21 June 2013

Land of Old, Weight of Contentment


اَلسَّلَامُ عَلَيْكُمْ وَرَحْمَةُ اللهِ وَبَرَكَا تُهُ


The second:

I like older people. They are like huge recesses of knowledge just waiting to be tapped into. I like how they regard us with not a tint of prejudice, how their smiles reach their eyes, how they can do much with so little at hand.

The land of old people; I've been there a couple of times before but I did not appreciate the crippled wonders that land and its people provided. The third time here (a month ago) was different. Worlds apart sort of different I'd say. Why you asked?

Because I start to see how paper-thin can't even begin to describe their skins.
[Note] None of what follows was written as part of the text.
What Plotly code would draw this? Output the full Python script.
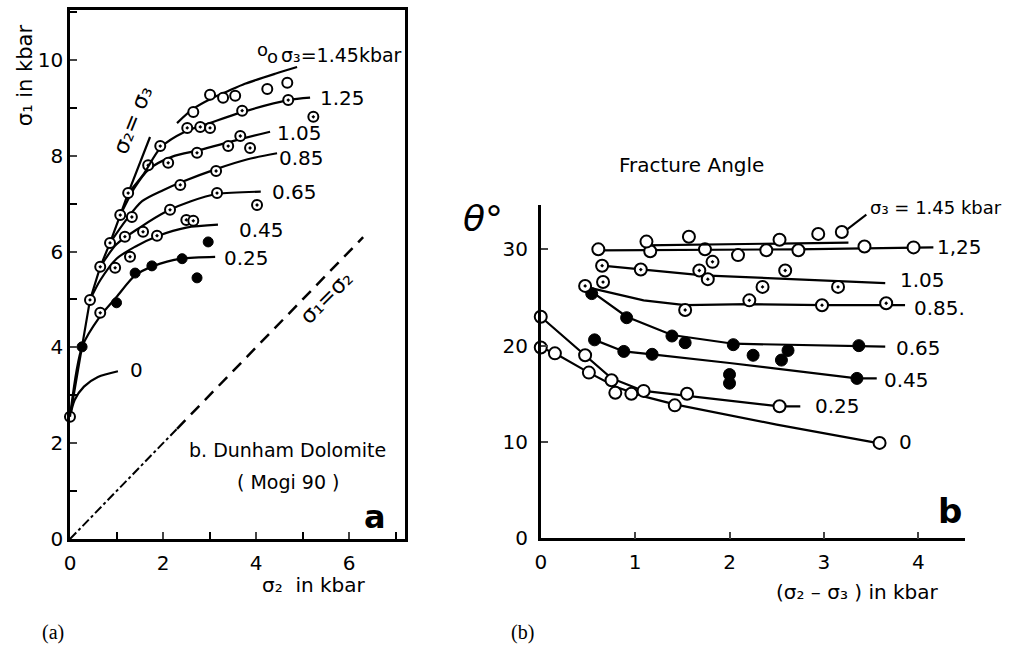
import plotly.graph_objects as go

FONT = "DejaVu Sans"

# ---- panel a : sigma1 against sigma2 (kbar), Dunham dolomite ----
A_S2S3_X = [0.0, 0.43, 0.65, 0.86, 1.08, 1.25, 1.72]
A_S2S3_Y = [2.55, 4.99, 5.68, 6.18, 6.76, 7.22, 8.39]

A0_X = [0.0, 0.1, 0.3, 0.6, 1.03]
A0_Y = [2.55, 2.9, 3.18, 3.38, 3.5]
A0_PX = [0.0]
A0_PY = [2.55]

A025_X = [0.0, 0.26, 0.65, 1.0, 1.4, 1.8, 2.4, 3.12]
A025_Y = [2.55, 4.01, 4.65, 5.05, 5.5, 5.7, 5.85, 5.89]
A025_PX = [0.26, 1.0, 1.40, 1.76, 2.41, 2.97, 2.73]
A025_PY = [4.01, 4.93, 5.55, 5.70, 5.85, 6.20, 5.45]

A045_X = [0.43, 0.65, 1.0, 1.4, 1.9, 2.5, 3.18]
A045_Y = [4.99, 5.4, 5.85, 6.1, 6.33, 6.5, 6.56]
A045_PX = [0.43, 0.65, 0.97, 1.29, 1.87, 2.5, 2.65]
A045_PY = [4.99, 4.72, 5.66, 5.89, 6.33, 6.66, 6.64]

A065_X = [0.65, 1.0, 1.5, 2.1, 2.6, 3.16, 4.1]
A065_Y = [5.68, 6.15, 6.5, 6.85, 7.05, 7.2, 7.25]
A065_PX = [0.65, 1.18, 1.57, 2.15, 3.16, 4.02]
A065_PY = [5.68, 6.31, 6.41, 6.87, 7.22, 6.97]

A085_X = [0.86, 1.2, 1.55, 2.0, 2.4, 3.14, 3.8, 4.45]
A085_Y = [6.18, 6.65, 7.05, 7.28, 7.45, 7.72, 7.92, 8.05]
A085_PX = [0.86, 1.33, 2.37, 3.14]
A085_PY = [6.18, 6.72, 7.39, 7.68]

A105_X = [1.08, 1.4, 1.7, 2.2, 2.8, 3.6, 4.3]
A105_Y = [6.76, 7.35, 7.72, 7.98, 8.12, 8.33, 8.5]
A105_PX = [1.08, 1.68, 2.11, 2.73, 3.40, 3.66, 3.87]
A105_PY = [6.76, 7.80, 7.85, 8.06, 8.20, 8.41, 8.16]

A125_X = [1.25, 1.57, 1.96, 2.47, 3.0, 3.7, 4.69, 5.16]
A125_Y = [7.22, 7.6, 8.18, 8.5, 8.68, 8.91, 9.16, 9.21]
A125_PX = [1.25, 1.94, 2.52, 2.80, 3.01, 3.70, 4.69, 5.23]
A125_PY = [7.22, 8.20, 8.58, 8.60, 8.58, 8.94, 9.16, 8.81]

A145_X = [2.30, 2.65, 3.03, 3.4, 3.76, 4.41, 4.88]
A145_Y = [8.68, 8.98, 9.19, 9.35, 9.50, 9.71, 9.85]
A145_PX = [2.65, 3.01, 3.29, 3.55, 4.24, 4.67]
A145_PY = [8.91, 9.27, 9.21, 9.25, 9.39, 9.52]

# sigma1 = sigma2 reference line
EQ_DASHDOT = [0.0, 2.3]
EQ_DASH = [2.3, 6.3]

# ---- panel b : fracture angle against (sigma2 - sigma3) ----
B0_X = [0.0, 0.15, 0.51, 0.8, 1.1, 1.42, 2.5, 3.59]
B0_Y = [19.8, 19.2, 17.2, 15.7, 14.7, 13.9, 11.8, 9.86]
B0_PX = [0.0, 0.15, 0.51, 0.79, 0.96, 1.42, 3.59]
B0_PY = [19.8, 19.2, 17.2, 15.1, 15.0, 13.8, 9.9]

B025_X = [0.0, 0.47, 0.75, 1.09, 1.55, 2.53, 2.75]
B025_Y = [23.0, 19.0, 16.6, 15.3, 14.8, 13.7, 13.7]
B025_PX = [0.0, 0.47, 0.75, 1.09, 1.55, 2.53]
B025_PY = [23.0, 19.0, 16.4, 15.3, 15.0, 13.7]

B045_X = [0.57, 0.88, 1.18, 2.0, 3.35, 3.56]
B045_Y = [20.6, 19.4, 19.1, 18.2, 16.6, 16.6]
B045_PX = [0.57, 0.88, 1.18, 2.0, 2.0, 3.35]
B045_PY = [20.6, 19.4, 19.1, 17.0, 16.1, 16.6]

B065_X = [0.47, 0.54, 0.91, 1.39, 2.04, 3.37, 3.65]
B065_Y = [26.2, 25.6, 23.0, 21.1, 20.2, 20.0, 19.9]
B065_PX = [0.54, 0.91, 1.39, 1.53, 2.04, 2.25, 2.55, 2.62, 3.37]
B065_PY = [25.4, 22.9, 21.0, 20.3, 20.1, 19.0, 18.5, 19.5, 20.0]

B085_X = [0.52, 1.09, 1.53, 2.2, 3.0, 3.86]
B085_Y = [26.0, 24.7, 24.2, 24.3, 24.2, 24.2]
B085_PX = [0.47, 0.66, 1.53, 2.21, 2.98, 3.66]
B085_PY = [26.2, 26.6, 23.7, 24.7, 24.2, 24.4]

B105_X = [0.65, 1.06, 1.72, 3.65]
B105_Y = [28.3, 27.9, 27.3, 26.5]
B105_PX = [0.65, 1.06, 1.68, 1.77, 1.82, 2.35, 2.59, 3.15]
B105_PY = [28.3, 27.9, 27.8, 26.9, 28.7, 26.1, 27.8, 26.1]

B125_X = [0.61, 2.7, 4.16]
B125_Y = [29.9, 30.0, 30.2]
B125_PX = [0.61, 1.16, 1.74, 2.09, 2.39, 2.73, 3.43, 3.95]
B125_PY = [30.0, 29.8, 30.0, 29.4, 29.9, 29.9, 30.3, 30.2]

B145_X = [1.09, 3.26]
B145_Y = [30.4, 30.7]
B145_PX = [1.12, 1.57, 2.53, 2.94, 3.19]
B145_PY = [30.8, 31.3, 31.0, 31.6, 31.8]

OPEN = dict(symbol="circle", color="white", line=dict(color="black", width=2))
BARRED = dict(symbol="circle-dot", color="white", line=dict(color="black", width=2))
FILLED = dict(symbol="circle", color="black", line=dict(color="black", width=1))

fig = go.Figure()


def curve(x, y, xa, ya, smooth=True):
    fig.add_trace(go.Scatter(
        x=x, y=y, mode="lines", xaxis=xa, yaxis=ya,
        line=dict(color="black", width=2.2, shape="spline" if smooth else "linear", smoothing=0.8),
        hoverinfo="skip"))


def points(x, y, xa, ya, style, size):
    fig.add_trace(go.Scatter(
        x=x, y=y, mode="markers", xaxis=xa, yaxis=ya,
        marker=dict(size=size, **style), cliponaxis=False))


# panel a
curve(A_S2S3_X, A_S2S3_Y, "x", "y", smooth=False)
for cx, cy, px_, py_, st in [
    (A0_X, A0_Y, A0_PX, A0_PY, OPEN),
    (A025_X, A025_Y, A025_PX, A025_PY, FILLED),
    (A045_X, A045_Y, A045_PX, A045_PY, BARRED),
    (A065_X, A065_Y, A065_PX, A065_PY, BARRED),
    (A085_X, A085_Y, A085_PX, A085_PY, BARRED),
    (A105_X, A105_Y, A105_PX, A105_PY, BARRED),
    (A125_X, A125_Y, A125_PX, A125_PY, BARRED),
    (A145_X, A145_Y, A145_PX, A145_PY, OPEN),
]:
    curve(cx, cy, "x", "y")
    points(px_, py_, "x", "y", st, 10)

fig.add_trace(go.Scatter(x=EQ_DASHDOT, y=EQ_DASHDOT, mode="lines", xaxis="x", yaxis="y",
                         line=dict(color="black", width=2, dash="dashdot")))
fig.add_trace(go.Scatter(x=EQ_DASH, y=EQ_DASH, mode="lines", xaxis="x", yaxis="y",
                         line=dict(color="black", width=2.5, dash="12px,8px")))

# panel b
for cx, cy, px_, py_, st in [
    (B0_X, B0_Y, B0_PX, B0_PY, OPEN),
    (B025_X, B025_Y, B025_PX, B025_PY, OPEN),
    (B045_X, B045_Y, B045_PX, B045_PY, FILLED),
    (B065_X, B065_Y, B065_PX, B065_PY, FILLED),
    (B085_X, B085_Y, B085_PX, B085_PY, BARRED),
    (B105_X, B105_Y, B105_PX, B105_PY, BARRED),
    (B125_X, B125_Y, B125_PX, B125_PY, OPEN),
    (B145_X, B145_Y, B145_PX, B145_PY, OPEN),
]:
    curve(cx, cy, "x2", "y2", smooth=False)
    points(px_, py_, "x2", "y2", st, 12)

axis_common = dict(showgrid=False, zeroline=False, showline=True, linecolor="black",
                   linewidth=2.5, ticks="inside", tickwidth=2, ticklen=7, automargin=False,
                   tickfont=dict(family=FONT, size=20, color="black"))

fig.update_layout(
    width=1010, height=659, showlegend=False,
    paper_bgcolor="white", plot_bgcolor="white",
    margin=dict(l=0, r=0, t=0, b=0, autoexpand=False),
    font=dict(family=FONT, size=20, color="black"),
    xaxis=dict(domain=[0.0693, 0.401], range=[0, 7.2], dtick=2, mirror=True,
               minor=dict(dtick=1, ticks="inside", ticklen=7, tickwidth=2, tickcolor="black"),
               ticklabelstandoff=4, anchor="y", **axis_common),
    yaxis=dict(domain=[0.1821, 0.9848], range=[0, 11.04], dtick=2, mirror=True,
               minor=dict(dtick=1, ticks="inside", ticklen=7, tickwidth=2, tickcolor="black"),
               anchor="x", **axis_common),
    xaxis2=dict(domain=[0.5354, 0.9559], range=[0, 4.5], dtick=1, anchor="y2",
                ticklabelstandoff=4, **axis_common),
    yaxis2=dict(domain=[0.1832, 0.6889], range=[0, 34.6], dtick=10, anchor="x2",
                ticklabelstandoff=6, **axis_common),
)

ann = []


def label(x, y, text, xref="x", yref="y", size=20, xanchor="left", angle=0,
          family=FONT, weight="normal", style="normal"):
    ann.append(dict(x=x, y=y, xref=xref, yref=yref, text=text, showarrow=False,
                    xanchor=xanchor, yanchor="middle", textangle=angle,
                    font=dict(family=family, size=size, color="black",
                              weight=weight, style=style)))


# panel a labels
label(3.98, 10.22, "o", size=18)
label(4.2, 10.06, "o", size=18)
label(4.5, 10.1, "σ₃=1.45kbar", size=19)
label(5.33, 9.2, "1.25")
label(4.41, 8.47, "1.05")
label(4.45, 7.95, "0.85")
label(4.3, 7.25, "0.65")
label(3.59, 6.45, "0.45")
label(3.27, 5.87, "0.25")
label(1.25, 3.53, "0")
label(1.35, 8.75, "σ₂= σ₃", xanchor="center", angle=-68, size=22)
label(5.5, 5.05, "σ₁=σ₂", xanchor="center", angle=-45, size=22)
label(4.67, 1.86, "b. Dunham Dolomite", xanchor="center", size=19)
label(4.69, 1.19, "( Mogi 90 )", xanchor="center", size=19)
label(6.56, 0.45, "a", xanchor="center", size=32, weight="bold")
label(0.0248, 0.886, "σ₁ in kbar", xref="paper", yref="paper", xanchor="center", angle=-90, size=21)
label(0.311, 0.112, "σ₂  in kbar", xref="paper", yref="paper", xanchor="center")

# panel b labels
label(3.47, 34.3, "σ₃ = 1.45 kbar", xref="x2", yref="y2", size=18)
label(4.18, 30.2, "1,25", xref="x2", yref="y2")
label(3.78, 26.8, "1.05", xref="x2", yref="y2")
label(3.93, 23.9, "0.85.", xref="x2", yref="y2")
label(3.74, 19.8, "0.65", xref="x2", yref="y2")
label(3.62, 16.4, "0.45", xref="x2", yref="y2")
label(2.88, 13.7, "0.25", xref="x2", yref="y2")
label(3.77, 10.0, "0", xref="x2", yref="y2")
label(4.34, 2.8, "b", xref="x2", yref="y2", xanchor="center", size=34, weight="bold")
label(0.685, 0.750, "Fracture Angle", xref="paper", yref="paper", xanchor="center")
label(0.478, 0.669, "θ°", xref="paper", yref="paper", xanchor="center", size=36, style="italic")
label(0.849, 0.102, "(σ₂ – σ₃ ) in kbar", xref="paper", yref="paper", xanchor="center")
label(0.052, 0.040, "(a)", xref="paper", yref="paper", xanchor="center", size=20, family="Liberation Serif")
label(0.517, 0.040, "(b)", xref="paper", yref="paper", xanchor="center", size=20, family="Liberation Serif")

fig.update_layout(annotations=ann)

# leader from the 1.45 kbar point to its label
fig.add_shape(type="line", xref="x2", yref="y2", x0=3.25, y0=32.1, x1=3.45, y1=33.6,
              line=dict(color="black", width=2))

# the page's default body margin would push the figure 8px right and down
fig.write_html("out.html", config={"displayModeBar": False},
               post_script="document.body.style.margin='0';")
Yet they seem to stretch further than us, further than you and me. For the first time I saw that the old can be tougher than they look. It is true they limp about their daily chores, take years to cross spaces that take us mere minutes. It is true they need more sleep, more rest, take less food and have more time.

But when we - the young and strong and able-bodied - stumble or fall, who comes to our sides the swiftest? Is it not the residents of the land of old? When we fail to make heads or tails of a situation, when we lose our heads, the old take the reins with hands firm and strong. 

When we need company, they provide. I recalled many a times sitting out with them under the porch, with tea in hand for hours. Just sitting. We don't often get to sit purely to sit. Usually, we sit to eat or to rest or to talk. Never to just sit except when we are with the old. They can meet then stay rooted for hours at times. And when the sun starts to set, a smile and a word of thanks was given. It was as if the meeting bred no conversation when in truth a million words has been spoken.

Time mysteriously bends around the old. It passes through them but at a slower pace. Maybe it has something to do with the dense stores of experience they hold, but whatever it is time for them is a long-awaited reunion. They seek it as if seeking a long-lost friend. For that, time embraces them, slows around them in many ways - some sad, others a miracle. We, the young and the reckless and the greedy also seek time but to kill not to cherish, to use not to make use. And for that very reason, time slips out of our hold, always taunting us to run for the finish line as fast as our little feet can go. Until at the very end, when  our feet can run no more and sudden realisation strikes us, when we look into our empty hands - hands with skin stretched paper-thin - that we ask "Where have you gone to oh my friend? Where have you run to oh time?"

At that moment, time will hopefully reach out and grab our hands. In that instance, we the once-strong, once-young, once-greedy will hopefully begin to see the world as it should be; as companions to lead our lives, not tools to further our aimless wandering. When you have reached that point in life, it is time for you to sit with a cup of tea, welcome anyone to your silent party and look at them with kind understanding. Let them think and see you as strong. Let it not be seen that you were just like them. And as they wonder and fiddle with the thought of one day living the quiet life you now live, you watch your frame grow thin and frail, as the scales show ever smaller numbers, as your physical weight falls. And yet show them how to smile with your eyes, and teach them the one important lesson in life: the weight of contentment far outweighs whatever the world can offer you.